* **GIVEN TASK**
Copy out the data below from the line containing "Write the matplotlib code for this chart." to the line containing "markerfacecolor=line_col, markeredgecolor=line_col, zorder=3)", both lines included, with all images left out.

Plotting code records:
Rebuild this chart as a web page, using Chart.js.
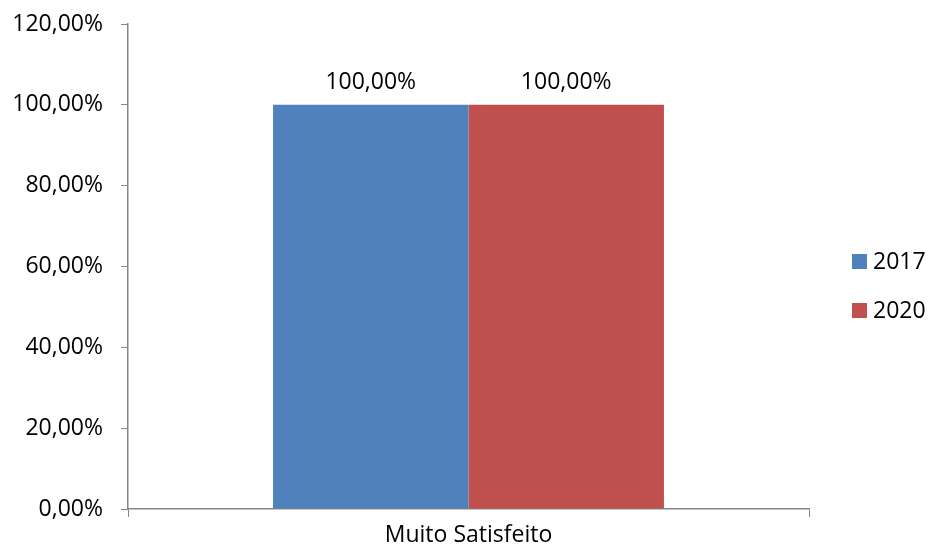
<!DOCTYPE html>
<html>
<head>
<meta charset="utf-8">
<script src="https://cdn.jsdelivr.net/npm/chart.js@4/dist/chart.umd.min.js"></script>
<style>
  html, body { margin: 0; padding: 0; background: #fff; }
  #wrap { width: 928px; height: 554px; }
</style>
</head>
<body>
<div id="wrap"><canvas id="chart"></canvas></div>
<script>
// Data
const categories = ['Muito Satisfeito'];
const seriesNames = ['2017', '2020'];
const values2017 = [1.0];
const values2020 = [1.0];
const yTicks = [0, 0.2, 0.4, 0.6, 0.8, 1.0, 1.2];

const FONT = '"Open Sans", sans-serif';
const axisGray = '#868686';

function pct(v) {
    return (v * 100).toFixed(2).replace('.', ',') + '%';
}

// Value labels above bars
const barLabels = {
    id: 'barLabels',
    afterDatasetsDraw(chart) {
        const ctx = chart.ctx;
        ctx.save();
        ctx.font = '23px ' + FONT;
        ctx.fillStyle = '#000';
        ctx.textAlign = 'center';
        ctx.textBaseline = 'middle';
        chart.data.datasets.forEach((ds, i) => {
            chart.getDatasetMeta(i).data.forEach((bar, j) => {
                ctx.fillText(pct(ds.data[j]), bar.x, bar.y - 22);
            });
        });
        ctx.restore();
    }
};

// Legend on the right, drawn by hand
const sideLegend = {
    id: 'sideLegend',
    afterDraw(chart) {
        const ctx = chart.ctx;
        ctx.save();
        ctx.font = '23px ' + FONT;
        ctx.textBaseline = 'middle';
        ctx.textAlign = 'left';
        const x = 852, y0 = 261, gap = 49;
        chart.data.datasets.forEach((ds, i) => {
            const y = y0 + i * gap;
            ctx.fillStyle = ds.backgroundColor;
            ctx.fillRect(x, y - 7, 15, 15);
            ctx.fillStyle = '#000';
            ctx.fillText(ds.label, x + 21, y + 1);
        });
        ctx.restore();
    }
};

const ctx = document.getElementById('chart').getContext('2d');
const chart = new Chart(ctx, {
    type: 'bar',
    data: {
        labels: categories,
        datasets: [
            { label: seriesNames[0], data: values2017, backgroundColor: '#4F81BD' },
            { label: seriesNames[1], data: values2020, backgroundColor: '#C0504D' }
        ]
    },
    options: {
        responsive: true,
        maintainAspectRatio: false,
        animation: false,
        layout: { padding: { top: 24, right: 119, left: 0, bottom: 0 } },
        datasets: { bar: { categoryPercentage: 0.574, barPercentage: 1.0 } },
        plugins: { legend: { display: false }, tooltip: { enabled: false } },
        scales: {
            x: {
                offset: true,
                afterFit(axis) { axis.height = 45; },
                grid: { offset: true, drawOnChartArea: false, drawTicks: true, tickLength: 8, color: axisGray },
                border: { color: axisGray, width: 1.5 },
                ticks: { color: '#000', font: { family: FONT, size: 23 }, padding: 5 }
            },
            y: {
                min: 0,
                max: 1.2,
                afterBuildTicks(axis) { axis.ticks = yTicks.map(v => ({ value: v })); },
                afterFit(axis) {
                    axis.width = 128;
                    axis.paddingTop = 0;
                    axis.paddingBottom = 0;
                },
                grid: { drawOnChartArea: false, drawTicks: true, tickLength: 7, color: axisGray },
                border: { color: axisGray, width: 1.5 },
                ticks: { color: '#000', font: { family: FONT, size: 23 }, padding: 18, callback: v => pct(v) }
            }
        }
    },
    plugins: [barLabels, sideLegend]
});
</script>
</body>
</html>
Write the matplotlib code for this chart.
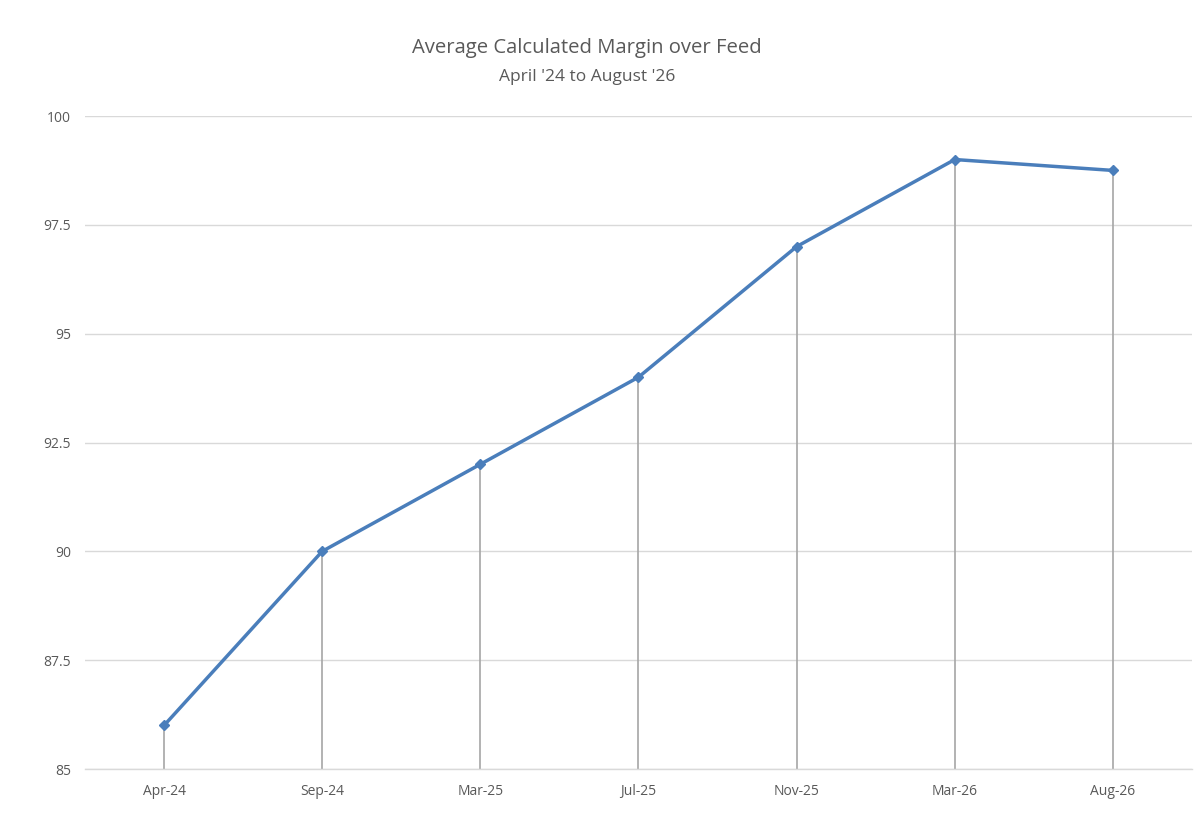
import numpy as np
import matplotlib
matplotlib.use("Agg")
import matplotlib.pyplot as plt

months = ["Apr-24", "Sep-24", "Mar-25", "Jul-25", "Nov-25", "Mar-26", "Aug-26"]
margin = [86.0, 90.0, 92.0, 94.0, 97.0, 99.0, 98.75]
yticks = [85, 87.5, 90, 92.5, 95, 97.5, 100]
ytick_labels = ["85", "87.5", "90", "92.5", "95", "97.5", "100"]

plt.rcParams['font.family'] = ['Open Sans', 'DejaVu Sans']
txt = "#595959"
line_col = "#4a7ebb"

fig = plt.figure(figsize=(12, 8.4), dpi=100)
ax = fig.add_axes([0.0708, 0.0845, 0.9225, 0.7774])

x = np.arange(len(months))
ax.vlines(x, 85, margin, color="#a6a6a6", linewidth=1.2, zorder=2)
ax.plot(x, margin, color=line_col, linewidth=2.5, marker="D", markersize=5,
        markerfacecolor=line_col, markeredgecolor=line_col, zorder=3)

ax.set_xlim(-0.5, len(months) - 0.5)
ax.set_ylim(85, 100)
ax.set_yticks(yticks)
ax.set_yticklabels(ytick_labels)
ax.set_xticks(x)
ax.set_xticklabels(months)
ax.yaxis.grid(True, color="#d9d9d9", linewidth=1)
ax.set_axisbelow(True)
for s in ["top", "right", "left"]:
    ax.spines[s].set_visible(False)
ax.spines["bottom"].set_color("#d9d9d9")
ax.spines["bottom"].set_linewidth(1)
ax.tick_params(axis="both", length=0, labelsize=10, colors=txt)
ax.tick_params(axis="x", pad=11)
ax.tick_params(axis="y", pad=10)

fig.text(0.489, 0.943, "Average Calculated Margin over Feed", ha="center", va="center",
         fontsize=14.6, color=txt)
fig.text(0.489, 0.908, "April '24 to August '26", ha="center", va="center",
         fontsize=12.5, color=txt)

fig.savefig("out.png", dpi=100)
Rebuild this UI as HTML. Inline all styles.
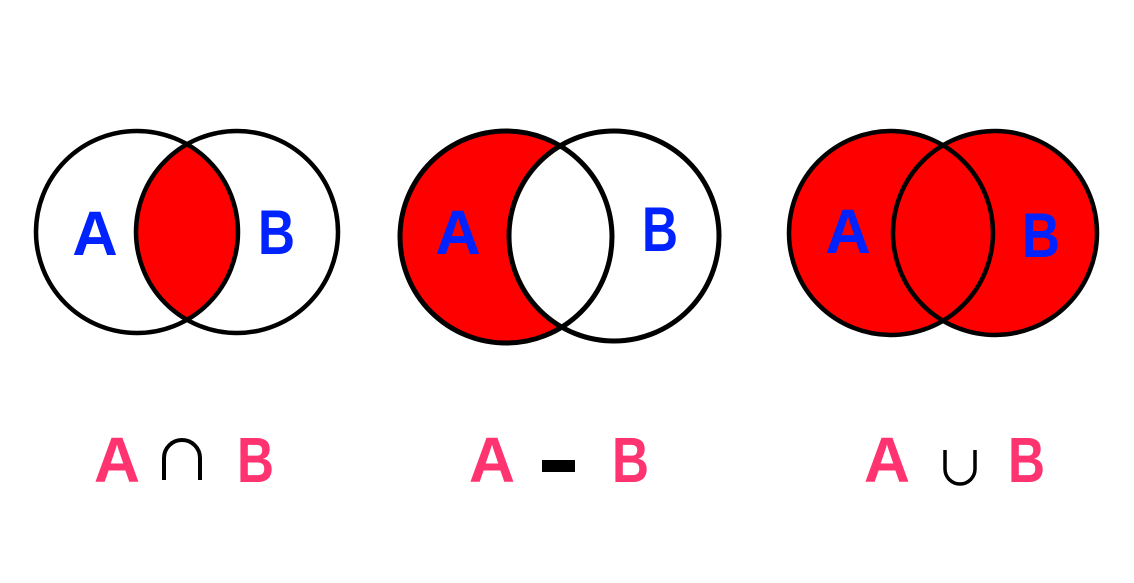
<!DOCTYPE html>
<html><head><meta charset="utf-8"><style>
html,body{margin:0;padding:0;background:#fff;}
svg{display:block;}
text{font-family:"Liberation Sans",sans-serif;font-weight:bold;}
</style></head><body>
<svg width="1134" height="583" viewBox="0 0 1134 583">
<defs>
<clipPath id="c1"><circle cx="137" cy="232" r="101"/></clipPath>
</defs>
<circle cx="237" cy="232" r="101" fill="#ff0000" clip-path="url(#c1)"/>
<circle cx="137" cy="232" r="101" fill="none" stroke="#000" stroke-width="4.5"/>
<circle cx="237" cy="232" r="101" fill="none" stroke="#000" stroke-width="4.5"/>
<text x="95" y="255" font-size="63" fill="#0022ff" text-anchor="middle">A</text>
<text x="258" y="254" font-size="63" fill="#0022ff" textLength="37" lengthAdjust="spacingAndGlyphs">B</text>

<circle cx="506" cy="237" r="106" fill="#ff0000"/>
<circle cx="614" cy="236" r="105" fill="#fff"/>
<circle cx="506" cy="237" r="106" fill="none" stroke="#000" stroke-width="5"/>
<circle cx="614" cy="236" r="105" fill="none" stroke="#000" stroke-width="5"/>
<text x="458" y="254" font-size="63" fill="#0022ff" text-anchor="middle">A</text>
<text x="642" y="251" font-size="63" fill="#0022ff" textLength="36" lengthAdjust="spacingAndGlyphs">B</text>

<circle cx="891" cy="233" r="102" fill="#ff0000"/>
<circle cx="995" cy="233" r="102" fill="#ff0000"/>
<circle cx="891" cy="233" r="102" fill="none" stroke="#000" stroke-width="4.5"/>
<circle cx="995" cy="233" r="102" fill="none" stroke="#000" stroke-width="4.5"/>
<text x="848" y="253" font-size="63" fill="#0022ff" text-anchor="middle">A</text>
<text x="1022" y="257" font-size="63" fill="#0022ff" textLength="38" lengthAdjust="spacingAndGlyphs">B</text>

<g fill="#ff3370" font-size="64">
<text x="117" y="482" text-anchor="middle">A</text>
<text x="237" y="482" textLength="37" lengthAdjust="spacingAndGlyphs">B</text>
<text x="492" y="482" text-anchor="middle">A</text>
<text x="612" y="482" textLength="37" lengthAdjust="spacingAndGlyphs">B</text>
<text x="887" y="482" text-anchor="middle">A</text>
<text x="1008" y="482" textLength="37" lengthAdjust="spacingAndGlyphs">B</text>
</g>
<path d="M164 480 V458 A18 18 0 0 1 200 458 V480" fill="none" stroke="#000" stroke-width="4"/>
<rect x="542" y="460" width="33" height="12" fill="#000"/>
<path d="M945 450 V469 A15 15 0 0 0 975 469 V450" fill="none" stroke="#000" stroke-width="3.5"/>
</svg>
</body></html>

* **EXERCISE RESULT**
Write the matplotlib code for this chart.
import numpy as np
import matplotlib
matplotlib.use("Agg")
import matplotlib.pyplot as plt

months = ["Apr-24", "Sep-24", "Mar-25", "Jul-25", "Nov-25", "Mar-26", "Aug-26"]
margin = [86.0, 90.0, 92.0, 94.0, 97.0, 99.0, 98.75]
yticks = [85, 87.5, 90, 92.5, 95, 97.5, 100]
ytick_labels = ["85", "87.5", "90", "92.5", "95", "97.5", "100"]

plt.rcParams['font.family'] = ['Open Sans', 'DejaVu Sans']
txt = "#595959"
line_col = "#4a7ebb"

fig = plt.figure(figsize=(12, 8.4), dpi=100)
ax = fig.add_axes([0.0708, 0.0845, 0.9225, 0.7774])

x = np.arange(len(months))
ax.vlines(x, 85, margin, color="#a6a6a6", linewidth=1.2, zorder=2)
ax.plot(x, margin, color=line_col, linewidth=2.5, marker="D", markersize=5,
        markerfacecolor=line_col, markeredgecolor=line_col, zorder=3)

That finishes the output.